Sheriff's Office spokesperson Mike Robison issued this statement:

“We contract with multiple jurisdictions throughout the county. Just like every other incorporated village, Lincoln Heights has the statutory obligation to provide police services. With that said, Sheriff Jim Neil has met with and continues to have ongoing discussions with both county and village officials working towards finding a solution to keep the citizens safe while not jeopardizing the safety of our Deputies.”

Lincoln Heights police and fire departments were shut down Oct. 2, 2014 after a "lapse in insurance coverage.” The fire department reopened several days later, but the police department was closed permanently.   

Public Entities Pool of Ohio (PEP) – an insurance group that provides property and liability coverage to public entities – terminated the village’s insurance.

At the time, Village Manager Stephanie Summerow-Dumas said coverage was pulled due to the “substantial negative financial impact” of wage disputes, employment harassment, wrongful terminations, allegations of wrongful arrest and violations of civil rights within the police department.

Twenty-three of those claims resulted in lawsuits.

PEP officials said the village could not keep up with the costs of those suits.

"Any company would look at that and see if they want to be vulnerable to offer insurance," Summerow-Dumas said. "I'm sure that came into play and they looked at some of that."

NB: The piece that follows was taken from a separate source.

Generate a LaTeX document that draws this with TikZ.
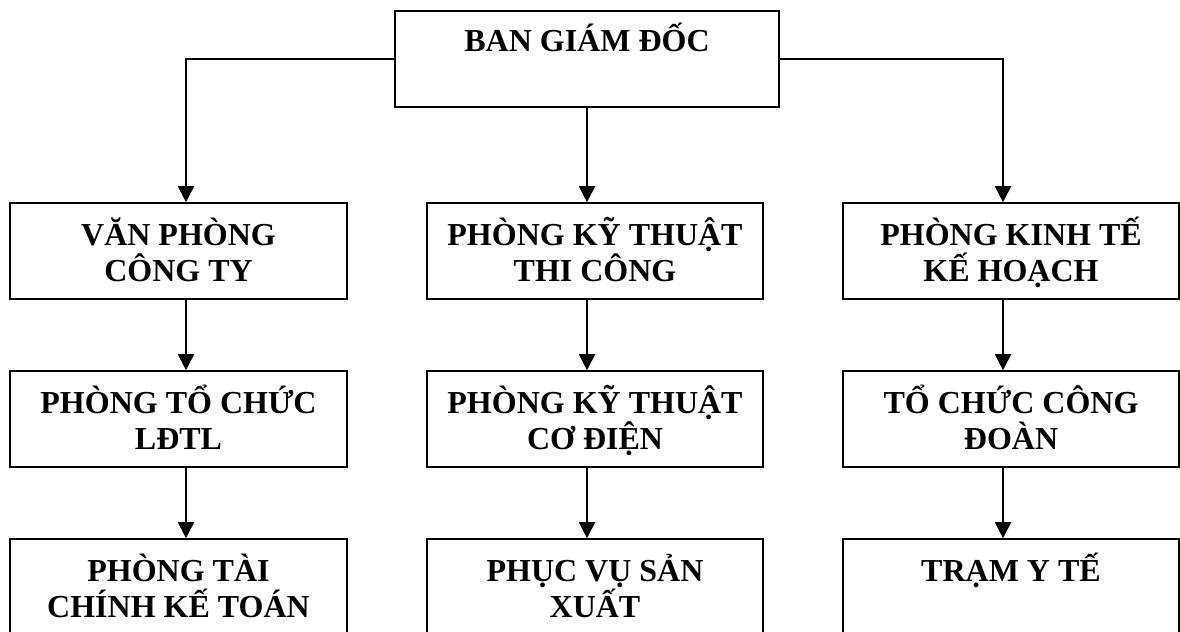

The I-Team uncovered several instances of what residents called “corruption” within the police department.

Former officer Laroy Smith was convicted in 1996 for falsification, and then violated his probation.

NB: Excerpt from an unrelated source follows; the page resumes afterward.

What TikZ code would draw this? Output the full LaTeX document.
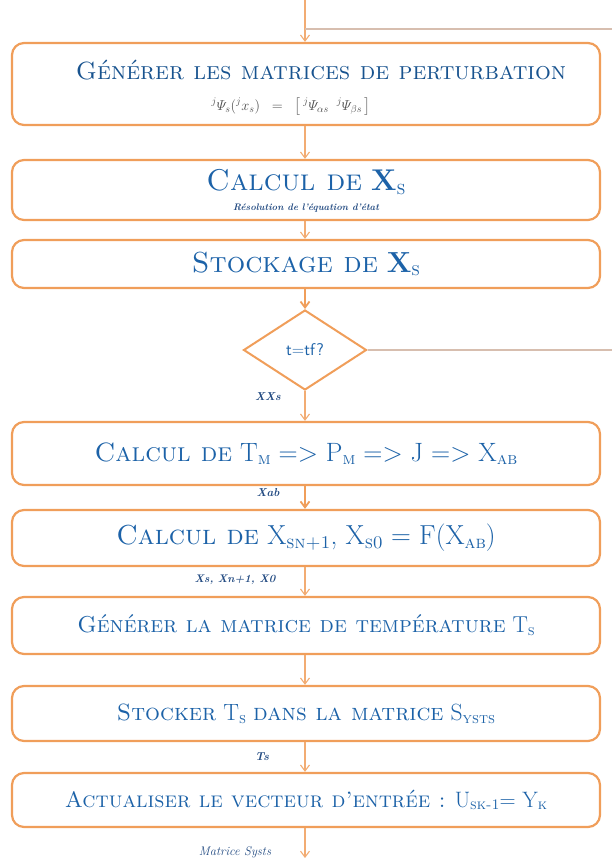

Former Chief Conroy Chance promoted Smith to his second in command but then demoted and fired him in 2014 after a sting operation by sheriff's investigators. Smith was arrested for felony theft while on duty.

"Within the last two years, there have been some trying times for my department," Chance told the I-Team ion 2014.

Chance said some hires at the department before his tenure were “questionable."

The chief wasn’t being figurative. The department paid $240,000 in a confidential settlement with other residents who were beaten and arrested by police in 2008 on charges that didn’t stick.

Former Vice Mayor Gary Brown and high school science teacher William Franklin said, like many, they didn’t trust the police in their village.

"We are living in a sick place when we let guys like these become officers," Franklin said, before suing the department with Brown.

Both men received cash settlements after the suit and signed "non-disparagement" agreements promising not to "in any way criticize the village of Lincoln Heights" to anyone, including "the news media."

"Officer (Steven) Maddox, Officer (David) Smack and Officer (Phillip) Capps beat me while I had my handcuffs on,” Franklin said before filing the lawsuit.

Those officers were still on the force before the department was disbanded.

Maddox was once a Cincinnati police officer, but was fired in 2005 when he was convicted of sexual imposition for groping a woman while on duty.

Capps was fired by Lincoln Heights in 2001, and then rehired. After that,  he was written up for "a pattern of behavior" of flirting with female drivers, according to police documents. Officials said he also issued fake citations when the women didn't respond to "his flirtatious advances."

Capps was required to quit five biker gangs, including the "Made Men" and the "Ground Assassins," after he showed up during a jury trial in uniform to support a fellow biker charged with a felony, an internal investigation stated.

Lincoln Heights resident Marcus Simpson joined a lawsuit against the village after he was arrested on charges that were later dismissed.

"Corruption – it's embedded in Lincoln Heights,” Simpson told WCPO in 2014. "They need a house cleaning. The only way to get rid of the cancer is to cut it out – all of it. You can't leave any of it, because it will fester and re-grow. What we have here is a cancer."

That “house cleaning” came in October just days after the I-Team’s report.